99 Bottles of OOP

Note: I'm reading this book together with the POOD-I course.

Main Takeaways

Working on a new feature

Steps to be taken when working on a new feature:

  1. Improve the tests (if needed)
    • good test writing skills?
  2. Refactor
    • Open-Closed principle (from SOLID)
    • Remove code smells (Refactoring book)
    • Repeat until your code is "open" to the new requirement
  3. Implement the new feature

Questions to measure cost of a code

While it's difficult to get exact figures for value and cost, asking the following questions will give you insight into the potential expense of a bit of code:

  1. How difficult was it to write?
  2. How hard is it to understand?
  3. How expensive will it be to change?

Questions 1 ["was it", past] and 3 ["will it", future] may or may not concert you, but question 2 ["is it", present] always applies.

Code is easy to understand when it clearly reflects the problem it's solving


Writing code is the process of working your way to the next stable end point, not the end point itself. You don't know the answer in advance, but instead, you are seeking it.

1. Rediscovering Simplicity

When you were new to programming you wrote simple code. (...) Experience has taught you that most code will someday change, and you've begun to craft it in anticipation of that day. (...)

Where you once optimized code for understandability, you now focus on its changeability. Your code is less concrete but more abstract - you've made it initially harder to understand in hopes that it will ultimately be easier to maintain.

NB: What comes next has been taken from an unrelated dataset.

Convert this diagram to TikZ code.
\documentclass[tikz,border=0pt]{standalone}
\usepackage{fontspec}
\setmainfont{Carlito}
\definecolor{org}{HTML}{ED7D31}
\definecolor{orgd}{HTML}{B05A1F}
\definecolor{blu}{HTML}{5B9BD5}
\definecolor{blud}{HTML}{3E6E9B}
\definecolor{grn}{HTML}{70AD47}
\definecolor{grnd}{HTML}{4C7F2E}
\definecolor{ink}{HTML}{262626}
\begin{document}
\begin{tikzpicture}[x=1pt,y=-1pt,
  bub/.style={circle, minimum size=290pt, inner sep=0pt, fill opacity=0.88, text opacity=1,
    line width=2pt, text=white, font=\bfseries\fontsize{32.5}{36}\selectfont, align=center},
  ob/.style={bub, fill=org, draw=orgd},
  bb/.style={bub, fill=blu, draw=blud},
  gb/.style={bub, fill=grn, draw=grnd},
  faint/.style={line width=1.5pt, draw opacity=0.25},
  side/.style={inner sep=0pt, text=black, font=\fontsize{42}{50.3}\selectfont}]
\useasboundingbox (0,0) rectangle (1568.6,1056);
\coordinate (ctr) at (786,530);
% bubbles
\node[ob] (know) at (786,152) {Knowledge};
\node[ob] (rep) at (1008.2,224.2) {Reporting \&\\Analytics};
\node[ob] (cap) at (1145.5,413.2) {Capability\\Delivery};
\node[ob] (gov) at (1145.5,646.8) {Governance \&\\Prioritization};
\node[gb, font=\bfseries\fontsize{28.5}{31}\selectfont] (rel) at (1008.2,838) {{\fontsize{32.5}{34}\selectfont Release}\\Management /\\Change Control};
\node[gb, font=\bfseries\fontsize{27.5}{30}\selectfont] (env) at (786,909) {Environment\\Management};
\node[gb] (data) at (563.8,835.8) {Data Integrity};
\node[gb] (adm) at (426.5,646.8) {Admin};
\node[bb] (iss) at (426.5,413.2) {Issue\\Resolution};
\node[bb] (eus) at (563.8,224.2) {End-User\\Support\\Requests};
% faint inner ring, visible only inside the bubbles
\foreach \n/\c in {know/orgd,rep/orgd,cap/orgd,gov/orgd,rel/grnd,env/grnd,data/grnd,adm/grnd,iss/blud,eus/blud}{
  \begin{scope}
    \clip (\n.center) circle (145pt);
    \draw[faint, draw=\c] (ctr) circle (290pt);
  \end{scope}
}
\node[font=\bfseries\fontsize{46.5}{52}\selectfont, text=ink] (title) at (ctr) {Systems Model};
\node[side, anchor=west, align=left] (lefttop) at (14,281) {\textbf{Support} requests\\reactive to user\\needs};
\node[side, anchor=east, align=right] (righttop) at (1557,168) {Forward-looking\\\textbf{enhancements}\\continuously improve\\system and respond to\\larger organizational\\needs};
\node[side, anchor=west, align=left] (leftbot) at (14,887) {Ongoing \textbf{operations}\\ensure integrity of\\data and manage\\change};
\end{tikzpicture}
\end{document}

This is the basic promise of Object-Oriented Design (OOD): that if you're willing to accept increases in the complexity of your code along some dimensions, you'll be rewarded with decreases in complexity along others. OOD doesn't claim to be free; it merely asserts that its benefits outweigh its costs.

1.1 Simplifying code

The code you write should meet two often-contradictory goals. It must remain concrete enough to be understood while simultaneously being abstract enough to allow for change.

Imagine a continuum with "most concrete" at one end and "most abstract" at the other. (...)

The best solution for most problems lies not at the extremes of this continuum, but somewhere in the middle. There's a sweet spot that represents the perfect compromise between comprehension and changeability, and it's your job as a programmer to find it.


Every time the style of the conditionals changes, the reader has to press a mental reset button and start thinking anew. Inconsistent styling makes code harder for humans to parse; it raises costs without providing benefits.


Duplication of logic suggests that there are concepts hidden in the code that are not yet visible because they haven't been isolated and named.

Calling methods vs. Sending messages

Referring to the act of invoking behavior as "calling" a method or function suggests (albeit mildly) that you know what that called code does. Alternately, describing this act as "sending a message" leaves a bit more mental space between the sender's intention and the receiver's implementation. This virtual gap encourages you to create message senders that are willfully ignorant of implementation details, and fosters independence between senders and receivers. This independence is a core features of maintainable object-oriented code.


When you first write a piece of code, you obviously know what it does. Therefore, during initial development, the price you pay for poor names is relatively low. However, code is read many more times than it is written, and its ultimate cost is often very high and paid by someone else. Writing code is like writing a book; your efforts are for other readers. Although the struggle for good names is painful, it is worth the effort if you wish your work to survive to be read. Code clarity is built upon names.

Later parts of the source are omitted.